How to complete cases by group

Question

I want to calculate ratios of certain variables for every id

For example, if i have 3 periods, 2 ids and certain measure, as in this df

df <- data.frame(
          date = c(202001L, 202002L, 202003L, 202001L, 202002L, 202003L),
            id = c("a", "a", "a", "b", "b", "b"),
         value = c(23L, 43L, 123L, 56L, 23L, 13L))

I should be able to just to this

df_mod <- df %>% 
    group_by(id) %>% 
    mutate(value_var_1 = (value - dplyr::lag(value, 1))/dplyr::lag(value, 1)) %>% 
    ungroup()

But if, for example, id "a" is missing date = '202002', would mean the lag would be made between 202001 and 202003, that would no longer be a lag of 1, as in this example

df <- data.frame(
  date = c(202001L, 202003L, 202001L, 202002L, 202003L),
  id = c("a", "a", "b", "b", "b"),
  value = c(23L, 123L, 56L, 23L, 13L)
)

df_mod <- df %>% 
  group_by(id) %>% 
  mutate(value_var_1 = (value - dplyr::lag(value, 1))/dplyr::lag(value, 1)) %>% 
  ungroup()

How can i make sure that id "a" has the 3 periods I need to make the calculations?

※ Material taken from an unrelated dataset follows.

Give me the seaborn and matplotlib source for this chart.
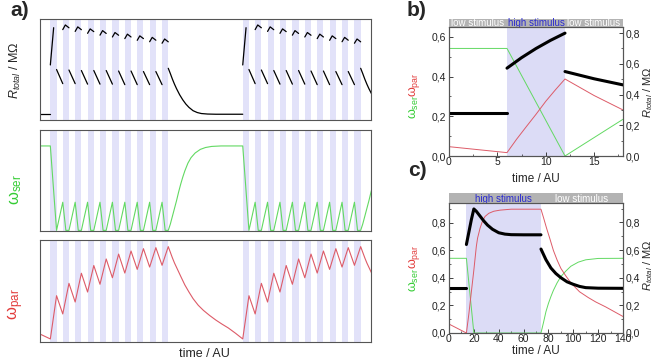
import matplotlib
matplotlib.use("Agg")
import matplotlib.pyplot as plt
import seaborn as sns
import pandas as pd
from matplotlib.ticker import FuncFormatter, MultipleLocator

# ---------------- panel a: pulse trains (time in AU) ----------------
train_starts = [10, 196]
n_pulses = 10
period = 12
pulse_len = 6
t_max_a = 320

# R_total, arbitrary units (fraction of axis height)
r_rest = 0.057
r_first_t = [0, 3.2]
r_first = [0.545, 0.914]
hook_t = [0, 2.5, 6]
r_hook_start = [0.895, 0.877, 0.858, 0.840, 0.822, 0.806, 0.789, 0.775, 0.760]
r_hook_peak = [0.941, 0.922, 0.902, 0.885, 0.866, 0.850, 0.833, 0.818, 0.802]
r_hook_end = [0.913, 0.894, 0.875, 0.857, 0.839, 0.822, 0.806, 0.790, 0.774]
r_off_start = [0.50, 0.495, 0.49, 0.49, 0.49, 0.485, 0.485, 0.48, 0.48]
r_off_end = [0.36, 0.36, 0.355, 0.355, 0.355, 0.35, 0.35, 0.35, 0.35]
r_decay_t = [0, 2, 4, 6, 8, 11, 14, 17, 20, 24, 28, 32, 38, 46, 72]
r_decay = [0.512, 0.46, 0.405, 0.355, 0.31, 0.25, 0.20, 0.158, 0.125, 0.092,
           0.074, 0.064, 0.059, 0.057, 0.057]

# omega_ser
ser_rest = 0.54
ser_peak = [0.18, 0.18, 0.18, 0.18, 0.18, 0.18, 0.18, 0.18, 0.18]
ser_fall = 3
ser_rec_t = [0, 2, 4, 6, 8, 10, 12, 14, 16, 19, 22, 26, 31, 36, 42, 51, 72]
ser_rec = [0, 0.04, 0.09, 0.14, 0.19, 0.245, 0.295, 0.34, 0.38, 0.43, 0.465,
           0.495, 0.518, 0.530, 0.537, 0.54, 0.54]

# omega_par (arbitrary units)
par_pre = [0.078, 0.03]
par_peak = [0.454, 0.575, 0.674, 0.750, 0.814, 0.862, 0.892, 0.915, 0.925, 0.935]
par_trough = [0.275, 0.392, 0.49, 0.566, 0.630, 0.676, 0.712, 0.735, 0.752]
par_decay_t = [0, 2, 4, 6, 9, 12, 16, 20, 24, 29, 34, 40, 46, 52, 58, 65, 72]
par_decay = [0.935, 0.88, 0.825, 0.775, 0.71, 0.645, 0.56, 0.49, 0.425, 0.36,
             0.31, 0.26, 0.215, 0.175, 0.138, 0.086, 0.03]

# ---------------- panel b ----------------
b_phase_edges = [0, 6, 12, 18]
b_phase_names = ["low stimulus", "high stimulus", "low stimulus"]
b_R_t = [[0, 6], [6, 7.5, 9, 10.5, 12], [12, 15, 18]]
b_R = [[0.282, 0.282], [0.572, 0.64, 0.70, 0.753, 0.80], [0.55, 0.503, 0.463]]
b_ser_t = [0, 6, 12, 18]
b_ser = [0.542, 0.542, 0.0, 0.185]
b_par_t = [0, 6, 7, 8, 9, 10, 11, 12, 15, 18]
b_par = [0.047, 0.017, 0.085, 0.148, 0.21, 0.275, 0.333, 0.388, 0.305, 0.232]

# ---------------- panel c ----------------
c_phase_edges = [0, 14, 74, 140]
c_phase_names = ["", "high stimulus", "low stimulus"]
c_R_t = [[0, 14],
         [14, 16, 18, 20, 22, 25, 28, 31, 35, 40, 45, 50, 60, 74],
         [74, 78, 82, 86, 90, 95, 100, 105, 110, 120, 140]]
c_R = [[0.323, 0.323],
       [0.64, 0.73, 0.82, 0.897, 0.88, 0.845, 0.81, 0.78, 0.75, 0.725, 0.715, 0.711, 0.71, 0.71],
       [0.607, 0.53, 0.47, 0.43, 0.40, 0.37, 0.352, 0.337, 0.328, 0.324, 0.323]]
c_ser_t = [0, 14, 20, 74, 76, 78, 80, 82, 84, 87, 90, 94, 98, 104, 110, 120, 140]
c_ser = [0.543, 0.543, 0, 0, 0.075, 0.155, 0.215, 0.265, 0.31, 0.365, 0.41,
         0.45, 0.485, 0.515, 0.532, 0.542, 0.543]
c_par_t = [0, 14, 16, 18, 20, 22, 23, 25, 27, 29, 32, 36, 41, 50, 74, 76, 78.5,
           81, 84, 87, 90, 94, 98, 105, 112, 118, 126, 133, 140]
c_par = [0.065, 0.0, 0.14, 0.30, 0.458, 0.63, 0.69, 0.762, 0.815, 0.847, 0.87,
         0.885, 0.893, 0.9, 0.9, 0.84, 0.762, 0.69, 0.60, 0.53, 0.47, 0.415,
         0.365, 0.30, 0.258, 0.226, 0.19, 0.155, 0.12]

# ---------------- styling ----------------
stripe = "#e2e2f9"
shade = "#dcdcf6"
green = "#62d962"
red = "#dd5b68"
green_lbl = "#33cc33"
red_lbl = "#e23b3b"
bar_gray = "#b3b3b3"
blue = "#2a2ad0"
frame = "#555555"

sns.set_style("ticks")
plt.rcParams["font.family"] = ["Liberation Sans", "DejaVu Sans"]
plt.rcParams["mathtext.fontset"] = "custom"
plt.rcParams["mathtext.rm"] = "Liberation Sans"
plt.rcParams["mathtext.it"] = "Liberation Sans:italic"

W, H = 659, 360
fig = plt.figure(figsize=(W / 100, H / 100), dpi=100)


def rect(x0, y0, x1, y1):
    return [x0 / W, 1 - y1 / H, (x1 - x0) / W, (y1 - y0) / H]


# ---- build panel a tables ----
r_rows = []
seg = 0
r_rows += [(seg, 0, r_rest), (seg, train_starts[0], r_rest)]
ser_t, ser_v = [0], [ser_rest]
par_t, par_v = [0], [par_pre[0]]
for t0 in train_starts:
    seg += 1
    r_rows += [(seg, t0 + x, v) for x, v in zip(r_first_t, r_first)]
    for k in range(1, n_pulses):
        seg += 1
        s = t0 + k * period
        vals = [r_hook_start[k - 1], r_hook_peak[k - 1], r_hook_end[k - 1]]
        r_rows += [(seg, s + x, v) for x, v in zip(hook_t, vals)]
    for k in range(n_pulses - 1):
        seg += 1
        s = t0 + k * period + pulse_len
        r_rows += [(seg, s, r_off_start[k]), (seg, s + period - pulse_len, r_off_end[k])]
    te = t0 + (n_pulses - 1) * period + pulse_len
    seg += 1
    r_rows += [(seg, te + x, v) for x, v in zip(r_decay_t, r_decay)]

    ser_t += [t0, t0 + pulse_len]
    ser_v += [ser_rest, 0]
    for k in range(1, n_pulses):
        s = t0 + k * period
        ser_t += [s, s + ser_fall, s + pulse_len]
        ser_v += [ser_peak[k - 1], 0, 0]
    ser_t += [te + x for x in ser_rec_t]
    ser_v += ser_rec

    par_t.append(t0)
    par_v.append(par_pre[1])
    for k in range(n_pulses):
        par_t.append(t0 + k * period + pulse_len)
        par_v.append(par_peak[k])
        if k < n_pulses - 1:
            par_t.append(t0 + (k + 1) * period)
            par_v.append(par_trough[k])
    par_t += [te + x for x in par_decay_t[1:]]
    par_v += par_decay[1:]

r_df = pd.DataFrame(r_rows, columns=["seg", "t", "v"])
ser_df = pd.DataFrame({"t": ser_t, "v": ser_v})
par_df = pd.DataFrame({"t": par_t, "v": par_v})

ax_r = fig.add_axes(rect(40, 19, 371, 120))
ax_s = fig.add_axes(rect(40, 130, 371, 231))
ax_p = fig.add_axes(rect(40, 240, 371, 342))

for ax in (ax_r, ax_s, ax_p):
    for t0 in train_starts:
        for k in range(n_pulses):
            ax.axvspan(t0 + k * period, t0 + k * period + pulse_len, color=stripe, lw=0, zorder=0)
    ax.set_xlim(0, t_max_a)
    ax.set_xticks([])
    ax.set_yticks([])
    for sp in ax.spines.values():
        sp.set_color(frame)
        sp.set_linewidth(0.8)

sns.lineplot(data=r_df, x="t", y="v", units="seg", estimator=None, sort=False,
             color="black", lw=0.9, ax=ax_r)
sns.lineplot(data=ser_df, x="t", y="v", estimator=None, sort=False,
             color=green, lw=0.8, ax=ax_s)
sns.lineplot(data=par_df, x="t", y="v", estimator=None, sort=False,
             color=red, lw=0.8, ax=ax_p)
ax_r.set_ylim(0, 1)
ax_s.set_ylim(-0.004, 0.642)
ax_p.set_ylim(0, 1)
for ax in (ax_r, ax_s, ax_p):
    ax.set_xlabel("")
    ax.set_ylabel("")

fig.text(15 / W, 1 - 70 / H, r"$R_{total}$ / M$\Omega$", rotation=90,
         ha="center", va="center", fontsize=9)
fig.text(16 / W, 1 - 189 / H, r"ω$_{\rm ser}$", rotation=90, ha="center",
         va="center", fontsize=12, color=green_lbl)
fig.text(16 / W, 1 - 304 / H, r"ω$_{\rm par}$", rotation=90, ha="center",
         va="center", fontsize=12, color=red_lbl)
fig.text(204 / W, 1 - 354 / H, "time / AU", ha="center", va="center", fontsize=9)
fig.text(20 / W, 1 - 10 / H, "a)", ha="center", va="center", fontsize=15, fontweight="bold")


# ---- panels b and c ----
comma = FuncFormatter(lambda v, p: f"{v:.1f}".replace(".", ","))


def side_panel(box, bar_box, edges, names, R_t, R, s_t, s, p_t, p,
               xmax, xstep, ylim_l, ylim_r, lstep, rstep):
    ax = fig.add_axes(rect(*box))
    axb = fig.add_axes(rect(*bar_box))
    axb.set_facecolor(bar_gray)
    axb.set_xlim(0, xmax)
    axb.set_ylim(0, 1)
    axb.set_xticks([])
    axb.set_yticks([])
    for sp in axb.spines.values():
        sp.set_visible(False)
    for i, name in enumerate(names):
        if not name:
            continue
        col = blue if name.startswith("high") else "white"
        axb.text((edges[i] + edges[i + 1]) / 2, 0.45, name, ha="center",
                 va="center", fontsize=7, color=col)
        if name.startswith("high"):
            ax.axvspan(edges[i], edges[i + 1], color=shade, lw=0, zorder=0)

    sns.lineplot(x=s_t, y=s, estimator=None, sort=False, color=green, lw=0.7, ax=ax)
    sns.lineplot(x=p_t, y=p, estimator=None, sort=False, color=red, lw=0.7, ax=ax)
    ax2 = ax.twinx()
    rdf = pd.DataFrame([(i, t, v) for i, (ts, vs) in enumerate(zip(R_t, R))
                        for t, v in zip(ts, vs)], columns=["seg", "t", "v"])
    sns.lineplot(data=rdf, x="t", y="v", units="seg", estimator=None, sort=False,
                 color="black", lw=2.2, ax=ax2)
    ax.set_xlim(0, xmax)
    ax.set_ylim(*ylim_l)
    ax2.set_ylim(*ylim_r)
    ax.set_xlabel("")
    ax.set_ylabel("")
    ax2.set_xlabel("")
    ax2.set_ylabel("")
    ax.xaxis.set_major_locator(MultipleLocator(xstep))
    ax.xaxis.set_minor_locator(MultipleLocator(xstep / 2))
    ax.yaxis.set_major_locator(MultipleLocator(lstep))
    ax.yaxis.set_minor_locator(MultipleLocator(lstep / 2))
    ax2.yaxis.set_major_locator(MultipleLocator(rstep))
    ax2.yaxis.set_minor_locator(MultipleLocator(rstep / 2))
    ax.yaxis.set_major_formatter(comma)
    ax2.yaxis.set_major_formatter(comma)
    for a in (ax, ax2):
        a.tick_params(which="major", direction="in", length=3, width=0.6,
                      labelsize=7.5, pad=2, colors="#222222")
        a.tick_params(which="minor", direction="in", length=1.6, width=0.5)
        for sp in a.spines.values():
            sp.set_color(frame)
            sp.set_linewidth(0.8)
    ax.tick_params(axis="x", pad=1)
    ax.tick_params(right=False, top=False, which="both")
    ax2.tick_params(top=False, which="both")
    return ax, ax2


side_panel((449, 27, 623, 156), (449, 18.5, 623, 27), b_phase_edges, b_phase_names,
           b_R_t, b_R, b_ser_t, b_ser, b_par_t, b_par, 18, 5, (0, 0.65), (0, 0.84), 0.2, 0.2)
side_panel((449, 203, 623, 333), (449, 193, 623, 203), c_phase_edges, c_phase_names,
           c_R_t, c_R, c_ser_t, c_ser, c_par_t, c_par, 140, 20, (0, 0.945), (0, 0.94), 0.2, 0.2)

for yc_s, yc_p, yc_r, yc_x, yc_l in ((107, 85, 92, 179, 11), (280, 257, 265, 351, 171)):
    fig.text(414 / W, 1 - yc_s / H, r"ω$_{\rm ser}$", rotation=90, ha="center",
             va="center", fontsize=9, color=green_lbl)
    fig.text(414 / W, 1 - yc_p / H, r"ω$_{\rm par}$", rotation=90, ha="center",
             va="center", fontsize=9, color=red_lbl)
    fig.text(648 / W, 1 - yc_r / H, r"$R_{total}$ / M$\Omega$", rotation=90,
             ha="center", va="center", fontsize=8)
    fig.text(536 / W, 1 - yc_x / H, "time / AU", ha="center", va="center", fontsize=8.5)
fig.text(417 / W, 1 - 11 / H, "b)", ha="center", va="center", fontsize=15, fontweight="bold")
fig.text(417 / W, 1 - 171 / H, "c)", ha="center", va="center", fontsize=15, fontweight="bold")

fig.savefig("out.png", dpi=100)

How can i fill the missing dates with the last value?

Answer 1

You can use tidyr::complete to complete the missing combinations and the perform the calculations for each id :

library(dplyr)

df %>%
  tidyr::complete(id, date = unique(date)) %>%
  group_by(id) %>%
  mutate(value_var_1 = (value - lag(value))/lag(value)) %>% 
  ungroup()

---

If every id has different dates safer would be to convert to date class, create a sequence of monthly dates for each id.

df %>%
  mutate(date = as.Date(paste0(date, 1), '%Y%m%d')) %>%
  arrange(id, date) %>%
  group_by(id) %>%
  tidyr::complete(date = seq(min(date), max(date), by = 'month')) %>%
  mutate(value_var_1 = (value - lag(value))/lag(value)) %>% 
  ungroup()